We’ve also had the opportunity to visit my sister Betsy and Brother-In-Law Bob at their new home in Owosso Michigan.

Another real pleasant surprise was the opportunity to meet up with one of my old bosses. Ken and his wife Jan were traveling through Ohio from Michigan and stopped to spend a couple days in our area! I worked for Ken from about 1980 to 1990 (I think). We by chance connected on Facebook and Kathy and I ran over to the KOA just a few minutes from our home and spent the afternoon with them and their Great Dane “Magnum”. It was great to see them again after so many years.

We’ve decided that we’ll stay the winter. Although we miss all our friends at Rover’s Roost RV Park in Casa Grande, Arizona this year, we will look forward to seeing them next winter – when hopefully things will be much better. Just today on the news Pfizer has announced that one of their vaccine products is showing a 90% success rate in 45,000 study participants.

Along with Eli Lilly and other manufacturers working on a vaccine, and new leadership in Washington making the fight against Covid a priority, maybe we will be able to resume in spring of ’21 our life of RV travel and volunteering. We certainly hope so.

Speaking of 2021, here’s our tentative plan and more details will follow in future posts as the date gets closer.

We are going to be campground hosts at Dale Hollow Lake State Resort Park in Burkesville, KY for April, May, and June through the July 4th weekend.

Then we’ll head on up to Baldwin, Michigan to spend a couple days at Pere Marquette Oaks Resort so we can spend some time visiting with great friends we made when we worked there as host couple during the summers of 2017 and 2018.

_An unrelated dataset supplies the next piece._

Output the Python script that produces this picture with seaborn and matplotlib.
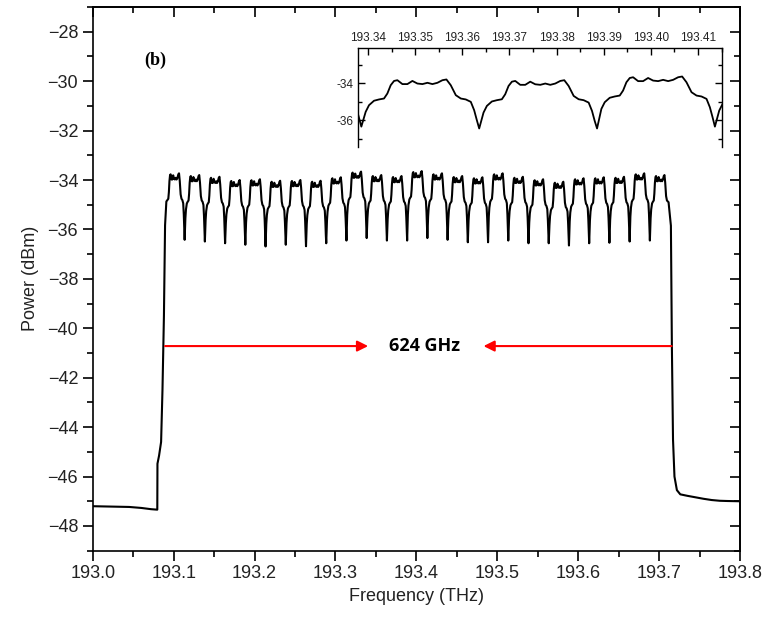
import numpy as np
import pandas as pd
import matplotlib
matplotlib.use("Agg")
import matplotlib.pyplot as plt
import seaborn as sns
from matplotlib.ticker import MultipleLocator, FormatStrFormatter

# noise floor and comb edges (THz, dBm)
left_floor_f = [193.000, 193.015, 193.030, 193.045, 193.060, 193.072, 193.0798]
left_floor_p = [-47.20, -47.21, -47.22, -47.23, -47.27, -47.32, -47.34]
left_edge_f = [193.0800, 193.0820, 193.0845, 193.0862, 193.0880, 193.0894, 193.0910]
left_edge_p = [-45.48, -45.15, -44.60, -42.50, -39.50, -35.83, -34.87]
right_edge_f = [193.7117, 193.7146, 193.7158, 193.7172, 193.7190, 193.7220, 193.7262]
right_edge_p = [-34.90, -35.85, -40.72, -44.50, -46.00, -46.55, -46.72]
right_floor_f = [193.735, 193.745, 193.755, 193.765, 193.775, 193.785, 193.800]
right_floor_p = [-46.78, -46.84, -46.90, -46.95, -46.98, -46.99, -47.00]

# one 25 GHz channel as seen in the inset (GHz after the dip, dBm)
profile_ghz = [0.92, 1.63, 2.69, 3.75, 4.81, 5.52, 6.23, 6.94, 7.65, 8.71, 9.77,
               10.83, 11.89, 12.96, 14.02, 15.08, 16.14, 17.20, 18.05, 18.97,
               20.04, 21.10, 22.16, 23.22, 23.93, 24.50]
profile_db = [-35.55, -35.19, -34.95, -34.88, -34.83, -34.56, -34.11, -33.88, -33.84,
              -34.05, -34.05, -33.88, -34.02, -34.05, -33.98, -34.05, -33.98, -33.84,
              -33.80, -34.11, -34.65, -34.83, -34.88, -35.01, -35.46, -36.00]

# comb start, dips between channels and level of each channel
comb_start = 193.0886
dip_thz = [193.1136, 193.1386, 193.1636, 193.1886, 193.2136, 193.2386, 193.2636, 193.2886,
           193.3136, 193.3386, 193.3636, 193.3886, 193.4136, 193.4386, 193.4636, 193.4886,
           193.5136, 193.5386, 193.5636, 193.5886, 193.6136, 193.6386, 193.6636, 193.6886]
dip_db = [-36.42, -36.49, -36.56, -36.62, -36.69, -36.62, -36.68, -36.56, -36.45, -36.35,
          -36.45, -36.45, -36.35, -36.42, -36.52, -36.52, -36.45, -36.56, -36.56, -36.65,
          -36.56, -36.54, -36.49, -36.45]
peak_db = [-33.73, -33.80, -33.87, -34.00, -33.97, -34.03, -34.00, -34.03, -33.89, -33.66,
           -33.80, -33.84, -33.64, -33.73, -33.84, -33.89, -33.73, -33.87, -33.97, -34.07,
           -33.93, -33.89, -33.87, -33.73, -33.80]

# assemble the trace
freq = list(left_floor_f) + list(left_edge_f)
power = list(left_floor_p) + list(left_edge_p)
starts = [comb_start] + dip_thz
for k, start in enumerate(starts):
    shift = peak_db[k] - max(profile_db)
    for off, lvl in zip(profile_ghz, profile_db):
        if k == 0 and off < 4.5:
            continue
        if k == len(starts) - 1 and off > 21.2:
            continue
        freq.append(start + off / 1000)
        power.append(lvl + shift)
    if k < len(dip_thz):
        freq.append(dip_thz[k])
        power.append(dip_db[k])
freq += right_edge_f + right_floor_f
power += right_edge_p + right_floor_p
df = pd.DataFrame({"freq": freq, "power": power})

sns.set_theme(style="ticks")
plt.rcParams['font.family'] = ['Liberation Sans', 'DejaVu Sans']
plt.rcParams['axes.edgecolor'] = 'black'
plt.rcParams['xtick.color'] = 'black'
plt.rcParams['ytick.color'] = 'black'
plt.rcParams['text.color'] = '#222222'
plt.rcParams['axes.labelcolor'] = '#222222'

fig = plt.figure(figsize=(7.67, 6.26), dpi=100)
ax = fig.add_axes([0.1209, 0.1203, 0.8439, 0.8685])
sns.lineplot(data=df, x="freq", y="power", ax=ax, color="black", lw=1.5,
             estimator=None, sort=False)

ax.set_xlim(193.0, 193.8)
ax.set_ylim(-49, -27)
ax.xaxis.set_major_locator(MultipleLocator(0.1))
ax.xaxis.set_minor_locator(MultipleLocator(0.05))
ax.xaxis.set_major_formatter(FormatStrFormatter('%.1f'))
ax.yaxis.set_major_locator(MultipleLocator(2))
ax.yaxis.set_minor_locator(MultipleLocator(1))
ax.tick_params(which='major', direction='out', length=7, width=1.2, labelsize=13,
               labelcolor='#222222')
ax.tick_params(which='minor', direction='out', length=4, width=1.2)
for s in ax.spines.values():
    s.set_linewidth(1.2)
    s.set_visible(True)
ax.set_xlabel("Frequency (THz)", fontsize=13)
ax.set_ylabel("Power (dBm)", fontsize=13, labelpad=6)

# inward ticks on top and right
secx = ax.secondary_xaxis('top')
secx.xaxis.set_major_locator(MultipleLocator(0.1))
secx.xaxis.set_minor_locator(MultipleLocator(0.05))
secx.tick_params(which='major', direction='in', length=7, width=1.2, labeltop=False)
secx.tick_params(which='minor', direction='in', length=4, width=1.2)
secy = ax.secondary_yaxis('right')
secy.yaxis.set_major_locator(MultipleLocator(2))
secy.yaxis.set_minor_locator(MultipleLocator(1))
secy.tick_params(which='major', direction='in', length=7, width=1.2, labelright=False)
secy.tick_params(which='minor', direction='in', length=4, width=1.2)

# 624 GHz arrows
arrow_y = -40.72
ax.annotate("", xy=(193.3404, arrow_y), xytext=(193.0894, arrow_y),
            arrowprops=dict(arrowstyle="-|>", color="red", lw=1.5,
                            mutation_scale=16, shrinkA=0, shrinkB=0))
ax.annotate("", xy=(193.4830, arrow_y), xytext=(193.7155, arrow_y),
            arrowprops=dict(arrowstyle="-|>", color="red", lw=1.5,
                            mutation_scale=16, shrinkA=0, shrinkB=0))
ax.text(193.4103, arrow_y, "624 GHz", ha="center", va="center", fontsize=13,
        fontweight="bold", color="black", family=["Open Sans", "DejaVu Sans"])
ax.text(193.077, -29.15, "(b)", ha="center", va="center", fontsize=13,
        fontweight="bold", color="black", family=["Liberation Serif", "DejaVu Serif"])

# inset
axi = fig.add_axes([0.4668, 0.7652, 0.4745, 0.1581])
sns.lineplot(data=df, x="freq", y="power", ax=axi, color="black", lw=1.3,
             estimator=None, sort=False)
axi.set_xlim(193.3379, 193.4151)
axi.set_ylim(-37.45, -32.1)
axi.xaxis.set_major_locator(MultipleLocator(0.01))
axi.xaxis.set_minor_locator(MultipleLocator(0.005))
axi.xaxis.set_major_formatter(FormatStrFormatter('%.2f'))
axi.yaxis.set_major_locator(MultipleLocator(2))
axi.yaxis.set_minor_locator(MultipleLocator(1))
axi.yaxis.set_major_formatter(FormatStrFormatter('%d'))
axi.tick_params(axis='x', which='both', direction='in', top=True, bottom=False,
                labeltop=True, labelbottom=False, width=1.0, labelsize=8.5, pad=3,
                labelcolor='#222222')
axi.tick_params(axis='y', which='both', direction='in', left=True, right=True,
                labelleft=True, width=1.0, labelsize=8.5, pad=3, labelcolor='#222222')
axi.tick_params(which='major', length=5)
axi.tick_params(which='minor', length=3)
axi.spines['bottom'].set_visible(False)
for s in ['top', 'left', 'right']:
    axi.spines[s].set_linewidth(1.0)
axi.set_xlabel("")
axi.set_ylabel("")
axi.patch.set_alpha(0)

fig.savefig("out.png", dpi=100)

By mid-July we will hook up with Matt and Sherry who are fellow full-time RV’ers that we first met in Livingston Texas. We’ve since worked with them in South Dakota and met up with them in other areas of the country. This time we are planning our own little caravan (of two rigs) to motor across the Mackinac Bridge and over into Canada via Sault St. Marie.

Matt and Sherry

Assuming the Canadian border is open by then, we’ll all head SLOWLY west through the provinces of Ontario, Manitoba, Saskatchewan, Alberta, and on into British Columbia with arrival in Vancouver BC by September 1st. Matt and Sherry will “peel off” at Creston BC (just north of Idaho) so they can zip on down to visit their son at Missoula, Montana.

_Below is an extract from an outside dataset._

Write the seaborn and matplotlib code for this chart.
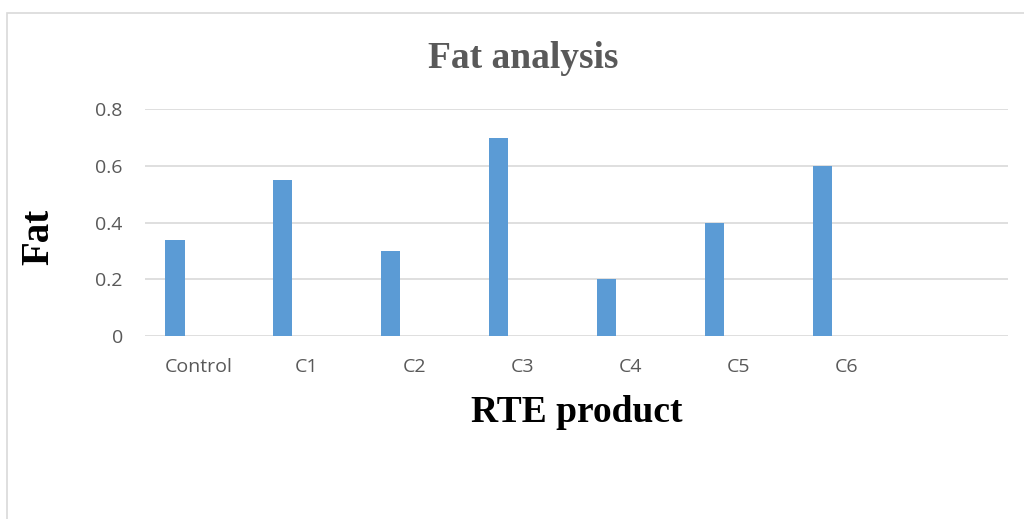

Kathy and I hope to take a couple ferries across from Vancouver area to Port Angeles Washington where we’ll get on Route 101 down the Pacific coast on through Oregon and into northern California.

At some point, we’ll work our way over toward Reno, Nevada and then on down (and around) Las Vegas and back to Rover’s Roost by November 1st, 2021.

That’s it for now .. we wanted to bring you up to date on what little is going on in our lives and our plans for the future.

We wish you well and happiness – we’re doin’ fine and still enjoying life – even as it is.

What about you? How are you handling the situation we find ourselves in? What are you doing to occupy your time if you’re quarantined? Are you still able to work either from home or at your work location? If you’re working away from home what are you doing to stay safe?

That’s the main thing – stay safe by staying home if you can. Use a mask if you go out in public while maintaining the 6′ distance from others and then wash your hands as soon as you get home. Use hand sanitizer as soon as you get back in the car so you are not transferring anything from your hands to your steering wheel and ultimately back to your face.